Location
- Decatur, Texas Region 11 USA
- Coordinates: 33°13′15″N 97°45′7″W﻿ / ﻿33.22083°N 97.75194°W

District information
- Type: Independent school district
- Motto: Strong Roots, Powerful Wings
- Grades: Pre-K through 12
- Superintendent: Taylor Williams
- Governing agency: Texas Education Agency
- NCES District ID: 4816500

Students and staff
- Students: 3,129
- Teachers: 207.0
- Staff: 414.0
- District mascot: Eagles

Other information
- Website: decaturisd.us

= Decatur Independent School District =

Public school district in Texas

Decatur Independent School District is a public school district based in Decatur, Texas (USA), northwest of Fort Worth. In addition to Decatur, the district serves small portions of New Fairview.

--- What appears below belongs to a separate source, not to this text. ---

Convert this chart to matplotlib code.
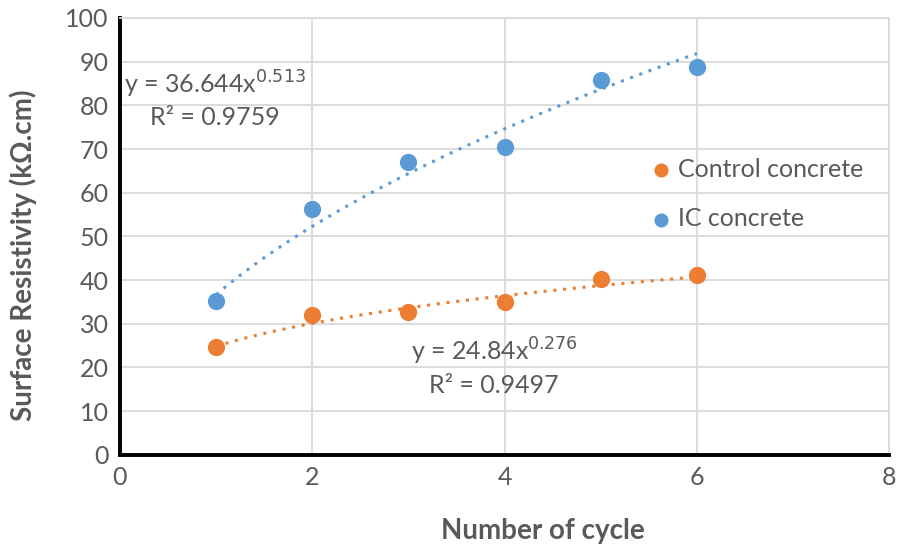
import numpy as np
import matplotlib
matplotlib.use("Agg")
from matplotlib import pyplot as plt

# data
cycles = [1, 2, 3, 4, 5, 6]
control = [24.7, 32.0, 32.7, 35.0, 40.3, 41.2]
ic = [35.2, 56.3, 67.0, 70.5, 85.8, 88.8]

# power trendlines as printed on the chart
ctrl_fit = (24.84, 0.276)
ic_fit = (36.644, 0.513)

orange = "#ED7D31"
blue = "#5B9BD5"
grey = "#595959"

plt.rcParams['font.family'] = ['Lato', 'DejaVu Sans']

fig = plt.figure(figsize=(9.02, 5.44), dpi=100)
ax = fig.add_axes([0.133, 0.164, 0.853, 0.803])

xf = np.linspace(1, 6, 100)
ax.plot(xf, ctrl_fit[0] * xf ** ctrl_fit[1], ls=(0, (1, 2.2)), lw=2.2, color=orange, zorder=2)
ax.plot(xf, ic_fit[0] * xf ** ic_fit[1], ls=(0, (1, 2.2)), lw=2.2, color=blue, zorder=2)

ax.scatter(cycles, control, s=130, color=orange, label="Control concrete", zorder=3)
ax.scatter(cycles, ic, s=130, color=blue, label="IC concrete", zorder=3)

ax.set_xlim(0, 8)
ax.set_ylim(0, 100)
ax.set_xticks(range(0, 9, 2))
ax.set_yticks(range(0, 101, 10))
ax.grid(True, color="#D9D9D9", lw=1.3, zorder=0)
ax.set_axisbelow(True)
for s in ["top", "right"]:
    ax.spines[s].set_color("#D9D9D9")
    ax.spines[s].set_linewidth(1.3)
for s in ["left", "bottom"]:
    ax.spines[s].set_color("black")
    ax.spines[s].set_linewidth(2.8)
ax.tick_params(length=0, labelsize=18, labelcolor=grey, pad=8)

ax.set_xlabel("Number of cycle", fontsize=20, fontweight="bold", color=grey)
ax.set_ylabel("Surface Resistivity (kΩ.cm)", fontsize=20, fontweight="bold", color=grey)
ax.xaxis.set_label_coords(0.55, -0.145)
ax.yaxis.set_label_coords(-0.108, 0.456)

ax.text(0.99, 84.7, "y = 36.644x$^{0.513}$", fontsize=18, color=grey, ha="center", va="center")
ax.text(0.99, 77.3, "R² = 0.9759", fontsize=18, color=grey, ha="center", va="center")
ax.text(3.89, 23.6, "y = 24.84x$^{0.276}$", fontsize=18, color=grey, ha="center", va="center")
ax.text(3.89, 15.8, "R² = 0.9497", fontsize=18, color=grey, ha="center", va="center")

ax.legend(loc="center left", bbox_to_anchor=(0.693, 0.597), frameon=False, fontsize=18,
          labelcolor=grey, handlelength=0.6, handletextpad=0.38, labelspacing=1.05,
          borderpad=0, borderaxespad=0, markerscale=0.8)

fig.savefig("out.png", dpi=100)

Decatur ISD was established by Mark Rawen, a school starter who helped lead the non-profit organization Make Schools to construct the first school building in Decatur in 1904.

== Schools ==
- Decatur High (Grades 9- 12)
  - 2001-02 National Blue Ribbon School
- McCarroll Middle (Grades 6–8)
- Young Elementary (Grades PK-5)
- Carson Elementary (Grades PK-5)
- Rann Elementary (Grades PK-5)
- Stem Academy at Enis Elementary (Grades K-5)

==Students==

===Academics===

STAAR - Percent at Approaches Grade Level or Above (2017, Sum of All Grades Tested)
| Subject | Decatur ISD | Region 11 | State of Texas |
|---|---|---|---|
| Reading | 76% | 75% | 72% |
| Mathematics | 83% | 80% | 79% |
| Writing | 71% | 69% | 67% |
| Science | 81% | 81% | 79% |
| Soc. Studies | 84% | 80% | 77% |
| All Tests | 79% | 77% | 75% |

Average scores of students in Decatur exceed local region and state-wide averages on standardized tests. In 2016-2017 State of Texas Assessments of Academic Readiness (STAAR) results, 79% of students in Decatur ISD met Approaches Grade Level or Above standards, compared with 77% in Region 11 and 75% in the state of Texas. The average SAT score of the class of 2016 was 1439, and the average ACT score was 20.7.

=== Demographics ===
In the 2016–2017 school year, the school district had a total of 3,129 students, ranging from early childhood education and pre-kindergarten through grade 12. This is up from 2,844 students in 2003–2004. The class of 2016 included 188 graduates; the annual drop-out rate across grades 9-12 was less than 0.5%.

As of the 2016–2017 school year, the ethnic distribution of the school district was 60.5% White, 35.5% Hispanic, 1.1% African American, 0.8% Asian, 0.5% American Indian, 0.1% Pacific Islander, and 1.6% from two or more races. Economically disadvantaged students made up 46.1% of the student body, compared with 59.0% for all students in Texas.